Do we want to welcome fewer foreign workers, to avoid family reunifications? But then we have to accept the inevitable consequences: a lower quality of services provided to consumers, more inflation, less growth, and, in the end, even more unemployment.

Do we want to accept fewer refugees, in defiance of all the international conventions we have signed?

The solution is therefore not simple and we must get away from caricatures. These are huge projects, which cannot be reduced to a few anathemas, or a few scarecrows, such as “great replacement”,

In the short term, we have no other solution than to welcome, and even to go and find, competent foreigners to fill the positions that the French of today do not want, or for which they are not competent. And to welcome their families, without whom they would not come. Of course, this must be accompanied by a very imperative integration policy, even for those who have no desire to become French; they must live in French and according to French laws for as long as they are in France, on pain of having their residence permit called into question.

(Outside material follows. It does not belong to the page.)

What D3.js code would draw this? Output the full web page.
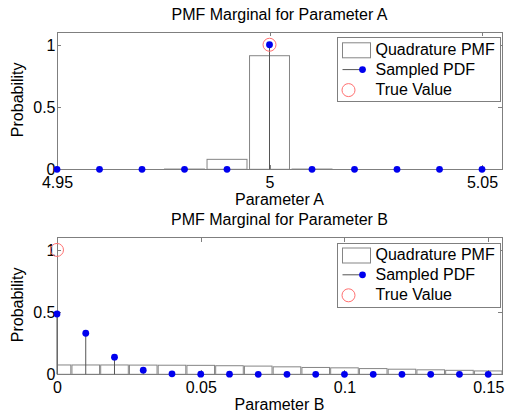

In the long term, the solutions lie in a massive increase in salaries in the professions that are not filled, in a radical reform of education, to train for the jobs of the future in a way that is as high, generalist and permanent as possible; in a forced automation of tasks, to make the most automatable ones disappear, which no Frenchman, or even no Westerner, will want to do any more, at least at the current salaries; and in a completely rethought family policy, to allow women and men to want to have and to bring up enough children so that the nation can perpetuate itself.

And above all: don’t forget, finally, that the long term requires immediate action.